_Problem to work on_:
Copy exactly, and only, the lines below from the first through the one containing "(568,92) rectangle (874,370);", both included; pictures are omitted.

_Information supplied_:

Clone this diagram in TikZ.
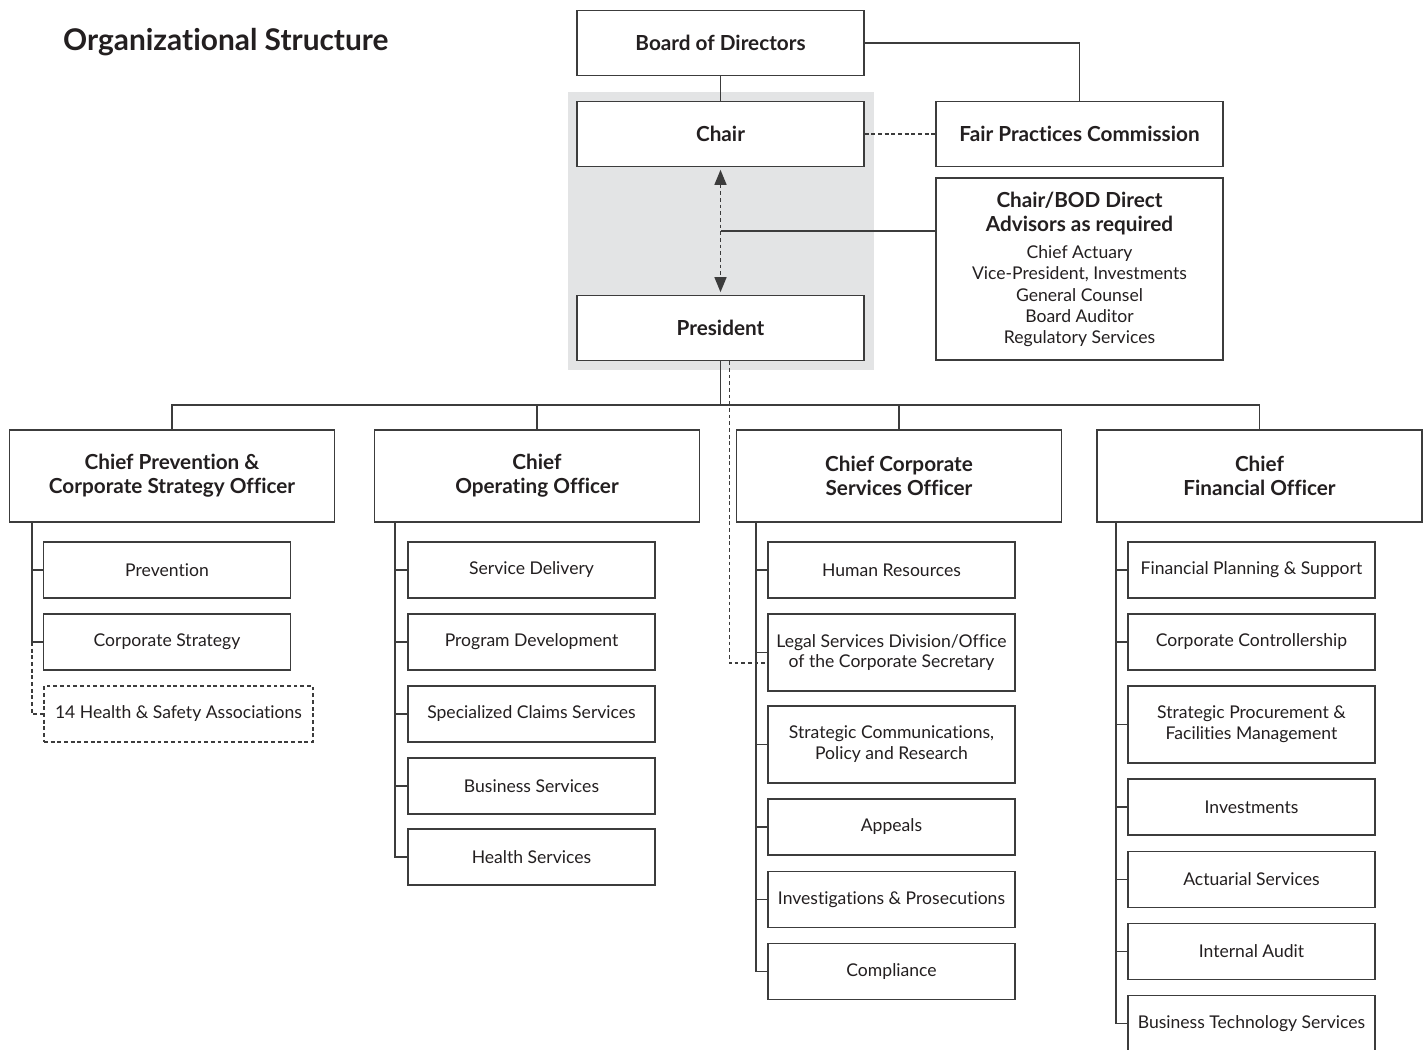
\documentclass[tikz,border=0pt]{standalone}
\usepackage{fontspec}
\setmainfont{Lato}[Ligatures=NoCommon]
\usetikzlibrary{positioning,arrows.meta}
\definecolor{linegray}{HTML}{3C3C3C}
\definecolor{inkgray}{HTML}{231F20}
\definecolor{panelgray}{HTML}{E3E4E5}

\begin{document}
\begin{tikzpicture}[x=0.02cm, y=-0.02cm, >={Triangle[length=0.3cm, width=0.24cm]},
  box/.style={draw=linegray, line width=0.8pt, fill=white, text=inkgray, align=center, inner sep=2pt, font=\fontsize{10}{11.9}\selectfont},
  headbox/.style={box, minimum width=5.74cm, minimum height=1.3cm, font=\fontsize{11.8}{13.6}\selectfont\bfseries},
  chiefbox/.style={box, minimum width=6.5cm, minimum height=1.84cm, font=\fontsize{11.8}{13.6}\selectfont\bfseries},
  unitbox/.style={box, minimum width=4.94cm, minimum height=1.12cm},
  tallbox/.style={unitbox, minimum height=1.54cm},
  link/.style={draw=linegray, line width=0.8pt},
  dashlink/.style={link, dash pattern=on 2.2pt off 1.6pt}]

  \clip (0,0) rectangle (1425,1049);

  % Titel
  \node[anchor=west, text=inkgray, font=\fontsize{17}{20}\selectfont\bfseries] (title) at (57,42) {Organizational Structure};

  % graues Feld hinter Chair und President
  \fill[panelgray] (568,92) rectangle (874,370);

  % Leitung oben
  \node[headbox] (bod) at (720.5,43) {Board of Directors};
  \node[headbox] (chair) at (720.5,134) {Chair};
  \node[headbox] (pres) at (720.5,328) {President};
  \node[headbox] (fpc) at (1079.5,134) {Fair Practices Commission};
  \node[headbox, minimum height=3.64cm, font=\fontsize{10}{12}\selectfont] (adv) at (1079.5,269) {\textbf{\fontsize{11.8}{12}\selectfont Chair/BOD Direct}\\[2.2pt]\textbf{\fontsize{11.8}{12}\selectfont Advisors as required}\\[3.3pt]Chief Actuary\\Vice-President, Investments\\General Counsel\\Board Auditor\\Regulatory Services};

  \coordinate (advj) at (720.5,231);
  \coordinate (bus) at (720.5,405);

  \draw[link] (bod) -- (chair);
  \draw[link] (bod.east) -| (fpc.north);
  \draw[dashlink] (chair.east) -- (fpc.west);
  \draw[dashlink, <->, shorten <=1.5pt, shorten >=1.5pt] (chair.south) -- (pres.north);
  \draw[link] (advj) -- (advj -| adv.west);

  % Chief Officers
  \node[chiefbox] (cpcso) at (172,476) {Chief Prevention \&\\Corporate Strategy Officer};
  \node[chiefbox] (coo) at (537,476) {Chief\\Operating Officer};
  \node[chiefbox] (ccso) at (899,476) {Chief Corporate\\Services Officer};
  \node[chiefbox] (cfo) at (1259.5,476) {Chief\\Financial Officer};

  \draw[link] (pres.south) -- (bus);
  \draw[link] (cpcso.north) |- (bus) -| (cfo.north);
  \draw[link] (coo.north) -- (coo.north |- bus);
  \draw[link] (ccso.north) -- (ccso.north |- bus);

  % Spalte 1
  \coordinate (s1) at (32,0);
  \node[unitbox] (prev) at (167,570) {Prevention};
  \node[unitbox] (cstrat) at (167,642) {Corporate Strategy};
  \node[unitbox, minimum width=5.38cm, dashlink] (hsa) at (178.5,714) {14 Health \& Safety Associations};

  \draw[link] (cpcso.south -| s1) |- (prev.west);
  \draw[link] (cpcso.south -| s1) |- (cstrat.west);
  \draw[dashlink] (cstrat.west -| s1) |- (hsa.west);

  % Spalte 2
  \coordinate (s2) at (395,0);
  \node[unitbox] (sdel) at (531.5,570) {Service Delivery};
  \node[unitbox] (pdev) at (531.5,642) {Program Development};
  \node[unitbox] (scs) at (531.5,714) {Specialized Claims Services};
  \node[unitbox] (bserv) at (531.5,786) {Business Services};
  \node[unitbox] (hserv) at (531.5,857) {Health Services};

  \draw[link] (coo.south -| s2) |- (sdel.west);
  \draw[link] (coo.south -| s2) |- (pdev.west);
  \draw[link] (coo.south -| s2) |- (scs.west);
  \draw[link] (coo.south -| s2) |- (bserv.west);
  \draw[link] (coo.south -| s2) |- (hserv.west);

  % Spalte 3
  \coordinate (s3) at (756,0);
  \node[unitbox] (hr) at (891.5,570) {Human Resources};
  \node[tallbox] (legal) at (891.5,652.5) {Legal Services Division/Office\\of the Corporate Secretary};
  \node[tallbox] (scpr) at (891.5,744.5) {Strategic Communications,\\Policy and Research};
  \node[unitbox] (appeals) at (891.5,827) {Appeals};
  \node[unitbox] (invest) at (891.5,899.5) {Investigations \& Prosecutions};
  \node[unitbox] (compl) at (891.5,971.5) {Compliance};

  \draw[link] (ccso.south -| s3) |- (hr.west);
  \draw[link] (ccso.south -| s3) |- (legal.west);
  \draw[link] (ccso.south -| s3) |- (scpr.west);
  \draw[link] (ccso.south -| s3) |- (appeals.west);
  \draw[link] (ccso.south -| s3) |- (invest.west);
  \draw[link] (ccso.south -| s3) |- (compl.west);
  \draw[dashlink] ([xshift=5pt]pres.south) |- ([yshift=-6pt]legal.west);

  % Spalte 4
  \coordinate (s4) at (1116,0);
  \node[unitbox] (fps) at (1251.5,570) {Financial Planning \& Support};
  \node[unitbox] (cctrl) at (1251.5,642) {Corporate Controllership};
  \node[tallbox] (spfm) at (1251.5,724.5) {Strategic Procurement \&\\Facilities Management};
  \node[unitbox] (inv) at (1251.5,807) {Investments};
  \node[unitbox] (act) at (1251.5,879.5) {Actuarial Services};
  \node[unitbox] (iaud) at (1251.5,951.5) {Internal Audit};
  \node[unitbox] (bts) at (1251.5,1023.5) {Business Technology Services};

  \draw[link] (cfo.south -| s4) |- (fps.west);
  \draw[link] (cfo.south -| s4) |- (cctrl.west);
  \draw[link] (cfo.south -| s4) |- (spfm.west);
  \draw[link] (cfo.south -| s4) |- (inv.west);
  \draw[link] (cfo.south -| s4) |- (act.west);
  \draw[link] (cfo.south -| s4) |- (iaud.west);
  \draw[link] (cfo.south -| s4) |- (bts.west);

\end{tikzpicture}
\end{document}
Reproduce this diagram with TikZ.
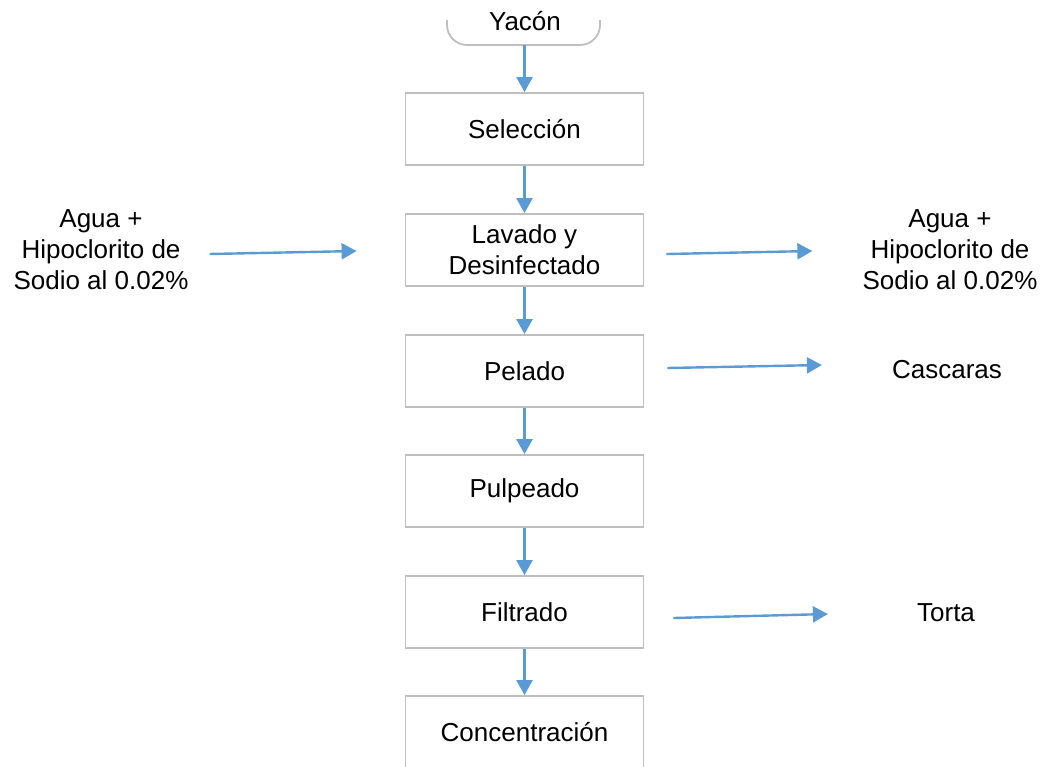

_Expected answer_:
Clone this diagram in TikZ.
\documentclass[tikz,border=0pt]{standalone}
\usepackage{fontspec}
\setmainfont{Lato}[Ligatures=NoCommon]
\usetikzlibrary{positioning,arrows.meta}
\definecolor{linegray}{HTML}{3C3C3C}
\definecolor{inkgray}{HTML}{231F20}
\definecolor{panelgray}{HTML}{E3E4E5}

\begin{document}
\begin{tikzpicture}[x=0.02cm, y=-0.02cm, >={Triangle[length=0.3cm, width=0.24cm]},
  box/.style={draw=linegray, line width=0.8pt, fill=white, text=inkgray, align=center, inner sep=2pt, font=\fontsize{10}{11.9}\selectfont},
  headbox/.style={box, minimum width=5.74cm, minimum height=1.3cm, font=\fontsize{11.8}{13.6}\selectfont\bfseries},
  chiefbox/.style={box, minimum width=6.5cm, minimum height=1.84cm, font=\fontsize{11.8}{13.6}\selectfont\bfseries},
  unitbox/.style={box, minimum width=4.94cm, minimum height=1.12cm},
  tallbox/.style={unitbox, minimum height=1.54cm},
  link/.style={draw=linegray, line width=0.8pt},
  dashlink/.style={link, dash pattern=on 2.2pt off 1.6pt}]

  \clip (0,0) rectangle (1425,1049);

  % Titel
  \node[anchor=west, text=inkgray, font=\fontsize{17}{20}\selectfont\bfseries] (title) at (57,42) {Organizational Structure};

  % graues Feld hinter Chair und President
  \fill[panelgray] (568,92) rectangle (874,370);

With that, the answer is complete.